Will AI widen the Generation Gap?

11 Feb 2026 08:27 AM - By Suraj

An ex-colleague, who is pursuing an MBA from a prestigious college, reached out urgently, asking me to reactivate my LinkedIn account. As part of his CV verification for the placement process, his MBA college checked LinkedIn profiles of past managers. I reactivated it — and instead of closing the tab, I treated myself to some professional doom scrolling on LinkedIn. 

I noticed more ads and more suggestions on who I should follow, but the rest was pretty much the same – plenty of humble brags, insights drawn from random anecdotes, data, or events, along with unnecessarily detailed professional updates. 

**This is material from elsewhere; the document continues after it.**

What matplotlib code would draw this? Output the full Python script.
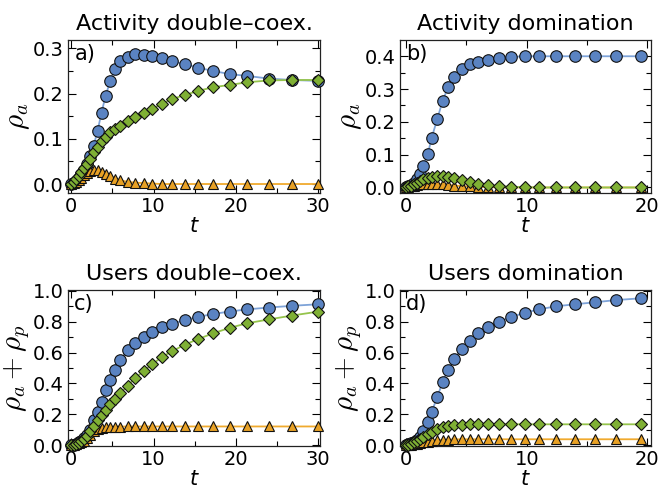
import matplotlib
matplotlib.use('Agg')
import matplotlib.pyplot as plt
from matplotlib.ticker import MultipleLocator, FormatStrFormatter

# sampling times (left column runs to t=30, right column to t~20)
t_long = [0, 0.3, 0.6, 0.9, 1.2, 1.5, 1.85, 2.23, 2.71, 3.2, 3.68, 4.17, 4.74,
          5.34, 5.95, 6.85, 7.77, 8.79, 9.85, 11.0, 12.3, 13.85, 15.45, 17.27,
          19.25, 21.4, 24.06, 26.85, 30.0]
t_short = [0, 0.2, 0.4, 0.65, 0.9, 1.15, 1.44, 1.8, 2.13, 2.6, 3.04, 3.5, 4.0,
           4.6, 5.28, 6.0, 6.8, 7.7, 8.72, 9.82, 11.02, 12.43, 14.0, 15.66,
           17.38, 19.48]

# a) activity, double coexistence
act_coex_blue = [0, 0.003, 0.007, 0.013, 0.022, 0.032, 0.045, 0.062, 0.084,
                 0.118, 0.158, 0.195, 0.228, 0.254, 0.272, 0.281, 0.287, 0.286,
                 0.284, 0.279, 0.271, 0.265, 0.257, 0.25, 0.243, 0.239, 0.233,
                 0.23, 0.228]
act_coex_green = [0, 0.005, 0.011, 0.018, 0.026, 0.035, 0.045, 0.056, 0.07,
                  0.082, 0.094, 0.104, 0.115, 0.121, 0.128, 0.139, 0.148, 0.156,
                  0.166, 0.177, 0.188, 0.197, 0.206, 0.214, 0.219, 0.225, 0.229,
                  0.23, 0.23]
act_coex_orange = [0, 0.002, 0.005, 0.009, 0.014, 0.019, 0.024, 0.028, 0.031,
                   0.03, 0.027, 0.022, 0.017, 0.012, 0.008, 0.005, 0.003, 0.002,
                   0.001, 0, 0, 0, 0, 0, 0, 0, 0, 0, 0]

# b) activity, domination
act_dom_blue = [0, 0.003, 0.007, 0.014, 0.025, 0.04, 0.065, 0.101, 0.152, 0.21,
                0.265, 0.306, 0.337, 0.36, 0.375, 0.384, 0.39, 0.395, 0.398,
                0.4, 0.4, 0.4, 0.4, 0.4, 0.4, 0.4]
act_dom_green = [0, 0.003, 0.006, 0.01, 0.015, 0.02, 0.025, 0.03, 0.033, 0.035,
                 0.034, 0.032, 0.028, 0.022, 0.016, 0.011, 0.007, 0.004, 0.002,
                 0.001, 0, 0, 0, 0, 0, 0]
act_dom_orange = [0, 0.002, 0.004, 0.006, 0.008, 0.01, 0.011, 0.012, 0.012,
                  0.011, 0.01, 0.008, 0.006, 0.004, 0.003, 0.002, 0.001, 0.0005,
                  0, 0, 0, 0, 0, 0, 0, 0]

# c) users, double coexistence
usr_coex_blue = [0, 0.004, 0.01, 0.018, 0.03, 0.045, 0.065, 0.1, 0.16, 0.215,
                 0.28, 0.355, 0.425, 0.49, 0.55, 0.615, 0.66, 0.7, 0.733, 0.765,
                 0.788, 0.81, 0.832, 0.85, 0.866, 0.88, 0.892, 0.903, 0.913]
usr_coex_green = [0, 0.003, 0.008, 0.015, 0.025, 0.038, 0.058, 0.09, 0.125,
                  0.16, 0.195, 0.228, 0.265, 0.3, 0.335, 0.385, 0.435, 0.48,
                  0.525, 0.57, 0.61, 0.652, 0.688, 0.725, 0.76, 0.79, 0.815,
                  0.84, 0.865]
usr_coex_orange = [0, 0.002, 0.006, 0.012, 0.02, 0.03, 0.045, 0.065, 0.09,
                   0.105, 0.113, 0.117, 0.119, 0.12, 0.12, 0.121, 0.121, 0.121,
                   0.121, 0.121, 0.121, 0.121, 0.121, 0.121, 0.121, 0.121,
                   0.121, 0.121, 0.121]

# d) users, domination
usr_dom_blue = [0, 0.005, 0.012, 0.022, 0.035, 0.055, 0.09, 0.15, 0.215, 0.315,
                0.41, 0.49, 0.56, 0.62, 0.675, 0.725, 0.765, 0.8, 0.83, 0.858,
                0.88, 0.9, 0.913, 0.926, 0.94, 0.952]
usr_dom_green = [0, 0.004, 0.01, 0.02, 0.03, 0.042, 0.055, 0.072, 0.088, 0.105,
                 0.116, 0.124, 0.129, 0.132, 0.134, 0.135, 0.135, 0.135, 0.135,
                 0.135, 0.135, 0.135, 0.135, 0.135, 0.135, 0.135]
usr_dom_orange = [0, 0.002, 0.004, 0.007, 0.01, 0.014, 0.018, 0.023, 0.027,
                  0.031, 0.034, 0.036, 0.037, 0.038, 0.038, 0.038, 0.038, 0.038,
                  0.038, 0.038, 0.038, 0.038, 0.038, 0.038, 0.038, 0.038]

titles = ['Activity double\u2013coex.', 'Activity domination',
          'Users double\u2013coex.', 'Users domination']
letters = ['a)', 'b)', 'c)', 'd)']
ylabels = [r'$\rho_a$', r'$\rho_a$', r'$\rho_a + \rho_p$', r'$\rho_a + \rho_p$']

BLUE = '#5a83c2'
GREEN = '#7fb034'
ORANGE = '#e8a125'


def draw(ax, t, blue, green, orange):
    ax.plot(t, blue, '-', color='#7ea3d8', lw=1.3, zorder=2)
    ax.plot(t, orange, '-', color='#f0aa2e', lw=1.3, zorder=2)
    ax.plot(t, green, '-', color='#95c44c', lw=1.3, zorder=2)
    ax.plot(t, blue, 'o', ms=8.3, mfc=BLUE, mec='#111111', mew=0.8,
            clip_on=False, zorder=3)
    ax.plot(t, orange, '^', ms=7.8, mfc=ORANGE, mec='#111111', mew=0.8,
            clip_on=False, zorder=3)
    ax.plot(t, green, 'D', ms=5.7, mfc=GREEN, mec='#111111', mew=0.8,
            clip_on=False, zorder=4)


plt.rcParams['font.family'] = 'DejaVu Sans'
plt.rcParams['mathtext.fontset'] = 'dejavusans'

fig = plt.figure(figsize=(6.63, 4.9), dpi=100)
ax_a = fig.add_axes([0.1026, 0.606, 0.380, 0.312])
ax_b = fig.add_axes([0.6033, 0.606, 0.3786, 0.312])
ax_c = fig.add_axes([0.1026, 0.090, 0.380, 0.318])
ax_d = fig.add_axes([0.6033, 0.090, 0.3786, 0.318])
axes = [ax_a, ax_b, ax_c, ax_d]

draw(ax_a, t_long, act_coex_blue, act_coex_green, act_coex_orange)
draw(ax_b, t_short, act_dom_blue, act_dom_green, act_dom_orange)
draw(ax_c, t_long, usr_coex_blue, usr_coex_green, usr_coex_orange)
draw(ax_d, t_short, usr_dom_blue, usr_dom_green, usr_dom_orange)

ax_a.set_xlim(-0.4, 30.25)
ax_c.set_xlim(-0.4, 30.25)
ax_b.set_xlim(-0.5, 20.3)
ax_d.set_xlim(-0.5, 20.3)
ax_a.set_ylim(-0.02, 0.318)
ax_b.set_ylim(-0.017, 0.449)
ax_c.set_ylim(-0.005, 1.005)
ax_d.set_ylim(-0.005, 1.005)

for ax in (ax_a, ax_b):
    ax.yaxis.set_major_locator(MultipleLocator(0.1))
    ax.yaxis.set_minor_locator(MultipleLocator(0.05))
for ax in (ax_c, ax_d):
    ax.yaxis.set_major_locator(MultipleLocator(0.2))
    ax.yaxis.set_minor_locator(MultipleLocator(0.1))

for ax, title, letter, ylab in zip(axes, titles, letters, ylabels):
    ax.xaxis.set_major_locator(MultipleLocator(10))
    ax.xaxis.set_minor_locator(MultipleLocator(5))
    ax.yaxis.set_major_formatter(FormatStrFormatter('%.1f'))
    ax.set_title(title, fontsize=16, pad=7)
    ax.text(0.025, 0.975, letter, transform=ax.transAxes, fontsize=15,
            ha='left', va='top')
    ax.tick_params(which='both', direction='in', top=True, right=True,
                   labelsize=14, pad=3)
    ax.tick_params(which='major', length=6, width=0.8)
    ax.tick_params(which='minor', length=3.5, width=0.8)
    ax.set_xlabel('$t$', fontsize=15, labelpad=0)
    ax.set_ylabel(ylab, fontsize=21, labelpad=1, math_fontfamily='cm')
    for s in ax.spines.values():
        s.set_linewidth(0.9)
        s.set_color('#222222')

fig.savefig('out.png', dpi=100)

A post that caught my attention was from an acquaintance who had just visited his native village with his niece. My acquaintance, an educator by profession, asked his niece to write a small note summarising her trip. His niece wrote a few sentences, then quickly outsourced the task to ChatGPT. The final note was polished, but my acquaintance's point was not about ChatGPT's brilliance or his niece's quick thinking. His assertion was that ChatGPT and other tools took out the friction from most learning experiences, and according to him, friction was what made learning possible.

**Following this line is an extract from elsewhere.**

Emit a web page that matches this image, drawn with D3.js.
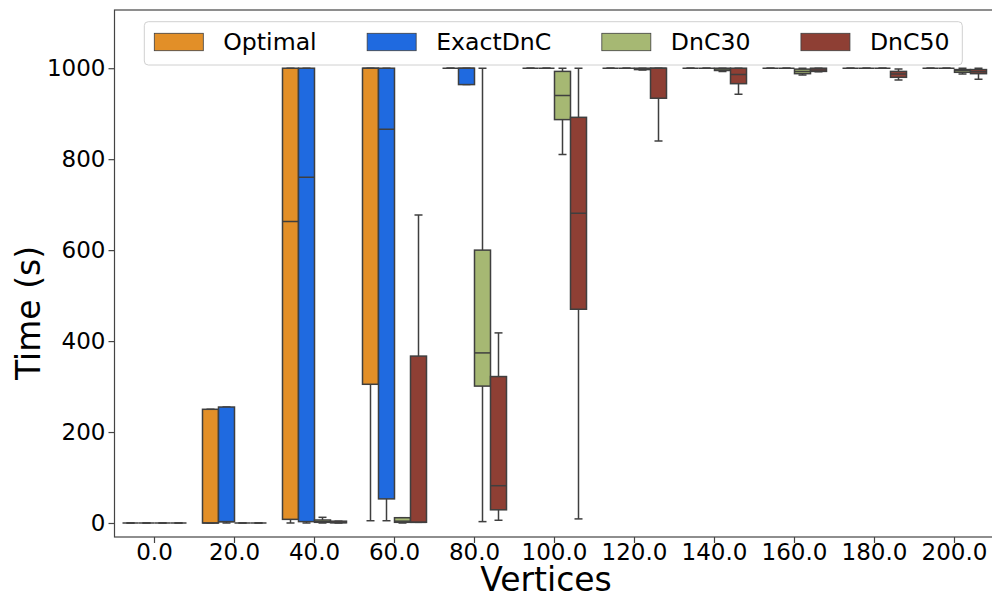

Friction is the small resistance that forces the brain to work — remembering numbers, summarising experiences, and struggling to express an idea in your own words. I couldn't agree more with the idea that friction enabled and improved learning experiences. This small anecdote with the young girl reminded me of an experience I had with someone from a very different generation.

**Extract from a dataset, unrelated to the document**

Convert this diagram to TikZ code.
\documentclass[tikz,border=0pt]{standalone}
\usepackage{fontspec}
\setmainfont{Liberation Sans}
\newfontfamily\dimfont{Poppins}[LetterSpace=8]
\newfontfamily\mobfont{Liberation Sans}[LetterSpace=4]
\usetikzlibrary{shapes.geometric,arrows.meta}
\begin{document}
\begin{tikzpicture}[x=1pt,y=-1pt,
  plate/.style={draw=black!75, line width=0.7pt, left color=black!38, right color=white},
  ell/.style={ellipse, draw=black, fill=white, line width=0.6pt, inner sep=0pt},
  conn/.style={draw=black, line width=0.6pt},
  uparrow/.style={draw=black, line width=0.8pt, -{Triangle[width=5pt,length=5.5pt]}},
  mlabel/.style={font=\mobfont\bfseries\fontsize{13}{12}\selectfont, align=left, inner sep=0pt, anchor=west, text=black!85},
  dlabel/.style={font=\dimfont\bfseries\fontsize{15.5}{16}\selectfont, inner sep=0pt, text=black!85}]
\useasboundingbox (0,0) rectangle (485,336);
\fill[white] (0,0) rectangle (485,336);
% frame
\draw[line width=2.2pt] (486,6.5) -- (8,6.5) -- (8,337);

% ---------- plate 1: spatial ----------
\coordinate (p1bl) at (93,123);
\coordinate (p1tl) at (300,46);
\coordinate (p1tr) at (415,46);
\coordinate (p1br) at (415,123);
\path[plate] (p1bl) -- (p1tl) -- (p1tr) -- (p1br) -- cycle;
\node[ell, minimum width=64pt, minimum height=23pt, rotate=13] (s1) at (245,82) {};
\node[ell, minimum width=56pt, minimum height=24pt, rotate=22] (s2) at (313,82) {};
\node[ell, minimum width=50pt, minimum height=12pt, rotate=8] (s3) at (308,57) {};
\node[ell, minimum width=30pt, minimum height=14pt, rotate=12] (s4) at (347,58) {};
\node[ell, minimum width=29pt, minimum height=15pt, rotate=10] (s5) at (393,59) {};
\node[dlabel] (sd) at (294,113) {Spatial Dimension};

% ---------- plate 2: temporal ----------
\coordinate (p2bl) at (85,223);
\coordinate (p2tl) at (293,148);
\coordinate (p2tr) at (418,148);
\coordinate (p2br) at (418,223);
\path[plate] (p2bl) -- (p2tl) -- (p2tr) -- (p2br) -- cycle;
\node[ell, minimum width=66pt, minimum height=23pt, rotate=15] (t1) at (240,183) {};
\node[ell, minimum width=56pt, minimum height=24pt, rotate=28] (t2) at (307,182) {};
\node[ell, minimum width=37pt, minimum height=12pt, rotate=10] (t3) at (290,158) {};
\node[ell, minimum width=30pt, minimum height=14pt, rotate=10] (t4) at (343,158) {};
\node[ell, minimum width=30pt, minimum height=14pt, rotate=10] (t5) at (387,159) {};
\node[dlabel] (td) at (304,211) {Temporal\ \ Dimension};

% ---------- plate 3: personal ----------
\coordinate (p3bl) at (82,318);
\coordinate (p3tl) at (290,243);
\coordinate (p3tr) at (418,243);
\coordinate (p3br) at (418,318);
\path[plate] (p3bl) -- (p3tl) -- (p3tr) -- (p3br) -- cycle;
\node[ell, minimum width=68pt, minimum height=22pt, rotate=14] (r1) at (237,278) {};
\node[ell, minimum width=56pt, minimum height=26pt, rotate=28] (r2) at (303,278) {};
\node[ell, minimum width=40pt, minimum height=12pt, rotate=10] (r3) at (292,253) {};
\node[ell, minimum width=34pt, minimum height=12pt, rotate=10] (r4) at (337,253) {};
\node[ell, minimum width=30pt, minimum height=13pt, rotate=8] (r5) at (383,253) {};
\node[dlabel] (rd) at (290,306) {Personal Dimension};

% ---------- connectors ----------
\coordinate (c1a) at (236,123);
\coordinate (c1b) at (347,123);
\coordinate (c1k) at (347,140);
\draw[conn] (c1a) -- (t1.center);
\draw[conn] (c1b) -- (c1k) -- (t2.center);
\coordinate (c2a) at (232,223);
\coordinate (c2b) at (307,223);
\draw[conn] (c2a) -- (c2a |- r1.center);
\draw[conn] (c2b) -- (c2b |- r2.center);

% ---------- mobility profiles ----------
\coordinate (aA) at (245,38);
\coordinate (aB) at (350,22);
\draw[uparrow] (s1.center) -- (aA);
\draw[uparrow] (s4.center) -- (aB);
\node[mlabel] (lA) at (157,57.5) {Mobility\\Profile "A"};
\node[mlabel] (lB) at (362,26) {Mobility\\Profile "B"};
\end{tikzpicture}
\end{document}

Not too long ago, I had accompanied my wife to the gynaecologist's office for a scheduled check-up. My wife was pregnant with our second child. Our elderly gynaecologist was one of the best in her field and came highly recommended. You would never guess her age if you saw the speed at which she moved or if you overheard her diagnosing her patients.  

As we entered the doctor's office, the assistant doctor placed a sheet of paper in front of our gynaecologist. The paper contained the results of various tests done before every visit, including the current one. The gynaecologist looked at the results and said the numbers out loud. It felt strange, but I realized that she was doing the mental math to calculate the change in the numbers. 

In that moment — perhaps because of our intense gaze, or the realization that a calculator would have been faster — she remarked, "I always do these in my head to keep my brain healthy."

I have no doubt that our gynaecologist used her brain in complex ways — not just to help patients, but to run a hospital and manage daily life. In contrast, the girl in the LinkedIn post, like many children growing up with powerful tools, could outsource the effort almost instantly. The older one rejected a simple calculator to keep her brain active, whereas the younger one used a fancy LLM to avoid — probably unintentionally — any meaningful effort.

Generational gaps have always existed. This gap has often made it harder for generations to understand each other. I wonder whether the way we outsource our thinking today will widen and reshape the generation gap in ways we don’t yet understand. We may become faster, more polished, and more productive — but less practiced at thinking through difficulty. A generation gap built not on values but on cognitive habits may be a difficult one to bridge.